Dans leur vision théâtrale de ce "texte mystérieux et hypnotique", Thierry Janssen et Jasmina Douieb, la metteuse en scène, stimulent notre imagination. Avec la précieuse contribution d’Anne Guilleray et de Geneviève Périat, scénographes et costumières. Une marionnette nous fait vivre la très lente chute d’Alice dans le terrier, puis permet à l’héroïne de grandir et de rapetisser à vue d’oeil. On est surpris par l’accoutrement sophistiqué de la chenille, la coquille amusante de Gros coco, la robe évolutive de la Reine ou le miroir qui fige le sourire inquiétant du Chat du Cheshire. Encadrant Sophie Linsmaux, une Alice déterminée et perplexe, cinq comédiens se relaient efficacement pour imposer un rythme soutenu.

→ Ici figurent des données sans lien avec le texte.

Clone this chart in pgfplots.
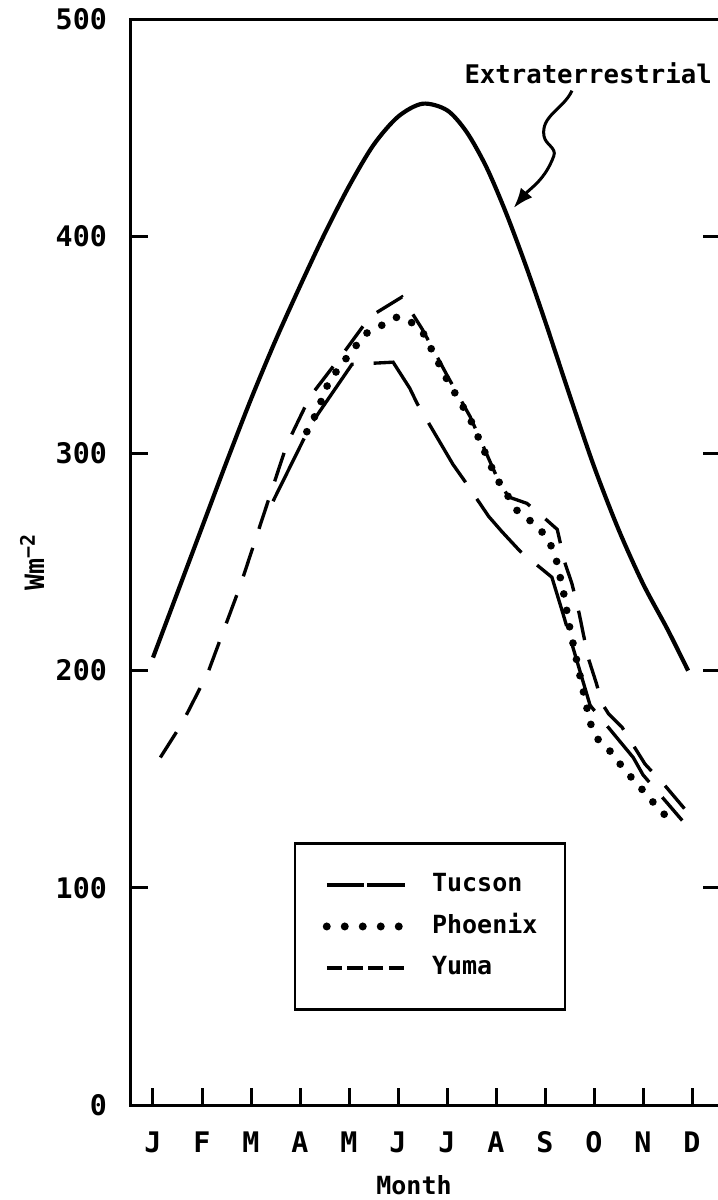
\documentclass[border=0pt]{standalone}
\usepackage{fontspec}
\setmainfont{DejaVu Sans Mono}
\usepackage{pgfplots}
\pgfplotsset{compat=1.18}
\usetikzlibrary{arrows.meta}

\begin{document}
\begin{tikzpicture}
\begin{axis}[
  at={(0,0)}, anchor=south west,
  scale only axis, width=176.7pt, height=325.8pt,
  xmin=-0.449, xmax=11.571, ymin=0, ymax=500,
  axis line style={line width=0.9pt},
  xtick={0,...,11}, xticklabels={J,F,M,A,M,J,J,A,S,O,N,D},
  xtick pos=bottom, ytick pos=both,
  ytick={0,100,...,500},
  tick align=inside, major tick length=5pt,
  tick style={line width=0.9pt, black},
  /pgf/number format/assume math mode=true,
  ticklabel style={font=\bfseries\fontsize{8.5}{10}\selectfont},
  xticklabel style={yshift=-4.4pt},
  yticklabel style={xshift=-3.7pt},
  xlabel={Month}, ylabel={Wm\textsuperscript{−2}},
  every axis x label/.style={at={(axis description cs:0.4805,-0.0737)}, anchor=center, font=\bfseries\fontsize{7.5}{9}\selectfont},
  every axis y label/.style={at={(axis description cs:-0.168,0.5)}, anchor=center, rotate=90, font=\bfseries\fontsize{8}{9}\selectfont},
  legend image code/.code={\draw[#1] (0pt,0pt) -- (23.4pt,0pt);},
  legend style={draw=none, fill=none, at={(axis cs:5.655,82.2)}, anchor=center,
    font=\bfseries\fontsize{7.5}{9}\selectfont, row sep=5.45pt, column sep=7pt,
    nodes={inner sep=0pt, text height=5.5pt, text depth=1.5pt}},
  legend cell align=left,
]
% extraterrestrial
\addplot[black, line width=1.25pt, smooth, forget plot] coordinates {
  (0,206) (0.5,236) (1,266) (1.5,296) (2,325) (2.5,352) (3,377) (3.5,401)
  (4,423) (4.5,442) (5,455) (5.5,461) (6,458) (6.4,448) (6.8,432) (7.2,411)
  (7.6,387) (8,361) (8.5,327) (9,294) (9.5,265) (10,240) (10.5,219) (10.92,200)
};
% Tucson
\addplot[black, line width=1pt, dash pattern=on 21pt off 6pt, forget plot] coordinates {
  (2.45,278) (3.24,314) (4.06,341) (4.9,342) (5.24,330) (5.39,323) (6.12,295)
  (6.37,287) (6.85,271) (7.12,264) (7.49,255) (8.14,243) (8.37,226) (8.5,216)
  (8.92,184) (9.8,160) (10.0,152) (10.8,131)
};
% Phoenix
\addplot[black, line width=2.3pt, line cap=round, dash pattern=on 0pt off 5pt, forget plot] coordinates {
  (3.14,310) (3.3,317) (3.45,325) (3.57,332) (3.78,339) (4.33,355) (4.67,359)
  (5.0,363) (5.3,360) (5.5,356) (6.0,334) (6.47,316) (7.0,289) (7.45,273)
  (7.76,268) (8.06,261) (8.22,252) (8.37,237) (8.51,219) (8.92,176) (9.09,168)
  (9.37,162) (9.63,154) (9.88,148) (10.14,141) (10.39,135) (10.65,128)
};
% Yuma
\addplot[black, line width=1pt, dash pattern=on 9pt off 6pt, forget plot] coordinates {
  (0.15,160) (0.6,176) (1.12,199) (1.78,239) (2.29,274) (2.73,304) (3.2,326)
  (3.88,346) (4.43,363) (5.08,372) (5.5,357) (6.0,336) (6.47,317) (7.0,290)
  (7.25,280) (7.63,277) (7.95,271) (8.25,265) (8.4,250) (8.55,240) (8.7,226)
  (8.88,206) (9.05,194) (9.16,185) (9.3,180) (9.57,174) (10.04,157) (10.45,147)
  (10.9,135)
};
\addlegendimage{black, line width=1.1pt, dash pattern=on 11.2pt off 1pt}
\addlegendentry{Tucson}
\addlegendimage{black, line width=2.4pt, line cap=round, dash pattern=on 0pt off 5.4pt}
\addlegendentry{Phoenix}
\addlegendimage{black, line width=1.1pt, dash pattern=on 4.6pt off 1.6pt}
\addlegendentry{Yuma}
\draw[line width=0.8pt] (axis cs:2.9,120.4) rectangle (axis cs:8.41,44);
\node[font=\bfseries\fontsize{7.7}{9}\selectfont] at (axis cs:8.88,475) {Extraterrestrial};
\draw[line width=0.9pt, -{Latex[length=6pt,width=4.5pt]}]
  (axis cs:8.55,467) to[out=-115,in=100] (axis cs:7.98,446)
  to[out=-80,in=70] (axis cs:8.18,437) to[out=-110,in=50] (axis cs:7.36,413);
\end{axis}
\pgfresetboundingbox
\path[use as bounding box] (-39.3pt,-28.5pt) rectangle (175.8pt,331.5pt);
\end{tikzpicture}
\end{document}
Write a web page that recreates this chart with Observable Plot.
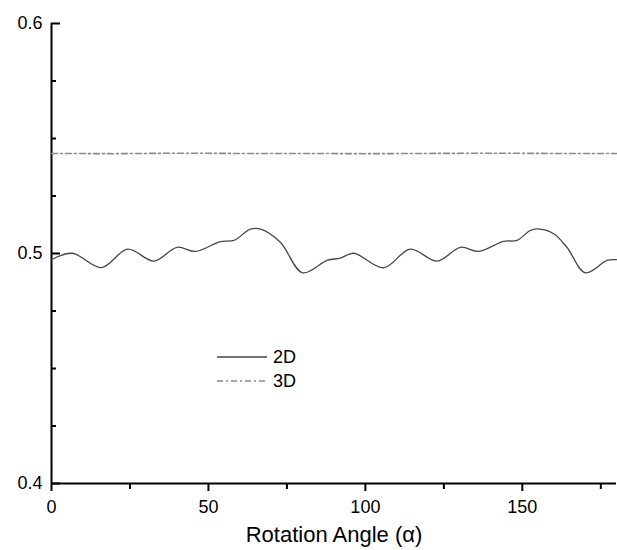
<!DOCTYPE html>
<html>
<head>
<meta charset="utf-8">
<script src="https://cdn.jsdelivr.net/npm/d3@7"></script>
<script src="https://cdn.jsdelivr.net/npm/@observablehq/plot@0.6"></script>
<style>
  html, body { margin: 0; padding: 0; background: #fff; }
  #wrap { position: relative; width: 617px; height: 550px; font-family: "Liberation Sans", Arial, sans-serif; }
  #legend { position: absolute; left: 217px; top: 345px; font-size: 18px; color: #000; }
  #legend .row { display: flex; align-items: center; height: 24px; }
  #legend svg { margin-right: 6px; }
</style>
</head>
<body>
<div id="wrap"><div id="chart"></div>
<div id="legend"></div></div>
<script>
// 2D curve: rotation angle (deg) and value
const angle2D = [0, 6.6, 15.9, 24.3, 32.6, 40.0, 45.9, 53.8, 58.1, 63.4, 66.6, 72.9, 80.0, 87.8, 92, 96.3, 105.8, 114.3, 122.8, 130.3, 136.1, 144.0, 148.3, 152.5, 154.7, 160, 164.2, 170.1, 177, 180];
const value2D = [0.4973, 0.5001, 0.4939, 0.5019, 0.4967, 0.5027, 0.5009, 0.5052, 0.5057, 0.5106, 0.5106, 0.5049, 0.4916, 0.4970, 0.4980, 0.5001, 0.4938, 0.5019, 0.4967, 0.5027, 0.5009, 0.5053, 0.5057, 0.5100, 0.5107, 0.5086, 0.5027, 0.4916, 0.4970, 0.4973];
// 3D curve
const angle3D = [0, 20, 40, 60, 80, 100, 120, 140, 160, 180];
const value3D = [0.5435, 0.5434, 0.5436, 0.5435, 0.5435, 0.5434, 0.5435, 0.5436, 0.5435, 0.5435];
// axes
const xMajor = [0, 50, 100, 150];
const xMinor = [25, 75, 125, 175];
const yMajor = [0.4, 0.5, 0.6];
const yMinor = [0.425, 0.45, 0.475, 0.525, 0.55, 0.575];
const seriesNames = ["2D", "3D"];
const xLabel = "Rotation Angle (α)";

const d2 = angle2D.map((a, i) => ({a, v: value2D[i]}));
const d3d = angle3D.map((a, i) => ({a, v: value3D[i]}));

const colors = {"2D": "#474747", "3D": "#8a8a8a"};
const dashes = {"2D": null, "3D": "6,3,2,3"};

const chart = Plot.plot({
  width: 617,
  height: 550,
  marginLeft: 51,
  marginRight: 1,
  marginTop: 23,
  marginBottom: 67,
  style: {fontFamily: "'Liberation Sans', Arial, sans-serif", fontSize: "18px", color: "#000", background: "#fff"},
  x: {domain: [0, 180]},
  y: {domain: [0.4, 0.6]},
  marks: [
    Plot.axisX({ticks: xMajor, tickSize: 8, tickPadding: 9, strokeWidth: 2, fontSize: 18, label: null}),
    Plot.axisX({ticks: [], tickSize: 0, fontSize: 22, label: xLabel, labelAnchor: "center", labelArrow: "none", labelOffset: 58}),
    Plot.axisX({ticks: xMinor, tickSize: 6, strokeWidth: 2, tickFormat: () => "", label: null}),
    Plot.axisY({ticks: yMajor, tickSize: 0, tickPadding: 9, fontSize: 18, label: null, tickFormat: d3.format(".1f")}),
    Plot.axisY({ticks: yMajor, tickSize: 9, dx: 9, strokeWidth: 2, tickFormat: () => "", label: null}),
    Plot.axisY({ticks: yMinor, tickSize: 5, dx: 5, strokeWidth: 2, tickFormat: () => "", label: null}),
    Plot.ruleY([0.4], {stroke: "#000", strokeWidth: 2}),
    Plot.ruleX([0], {stroke: "#000", strokeWidth: 2}),
    Plot.line(d3d, {x: "a", y: "v", stroke: colors["3D"], strokeWidth: 1.6, strokeDasharray: dashes["3D"]}),
    Plot.line(d2, {x: "a", y: "v", stroke: colors["2D"], strokeWidth: 1.3, curve: "catmull-rom"})
  ]
});
document.getElementById("chart").appendChild(chart);

const legend = document.getElementById("legend");
seriesNames.forEach(name => {
  const row = document.createElement("div");
  row.className = "row";
  row.innerHTML = `<svg width="50" height="4"><line x1="0" x2="50" y1="2" y2="2" stroke="${colors[name]}" stroke-width="1.5" ${dashes[name] ? `stroke-dasharray="${dashes[name]}"` : ""}/></svg><span>${name}</span>`;
  legend.appendChild(row);
});
</script>
</body>
</html>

Malheureusement cette succession de scènes, souvent courtes, crée un sentiment de frustration. Trop de personnages n’ont pas le temps de prendre corps à nos yeux. On passe d’un paradoxe à un jeu de langage, d’une situation loufoque à une réflexion profonde. Sans entrer dans une histoire attachante. Si les spectateurs jubilent pendant la partie de croquet, c’est parce que l’affrontement entre Alice et la reine est développé. Thierry Janssen peut imposer un personnage monstrueux, qui nous fait rire, en martelant ses "Qu’on lui coupe la tête !". Les clins d’oeil à Freud ou à Lacan montrent que les adaptateurs visent un public adulte. Contrairement à Walt Disney, ils ont respecté l’oeuvre de Carroll, en refusant de l’édulcorer. Ce "pays des merveilles" est plutôt celui de l’étonnement. Alice y fait des rencontres étranges, parfois cauchemardesques. Sans trembler. Peu d’enfants s’identifieront à ce personnage épris de découvertes, mais d’une totale insouciance.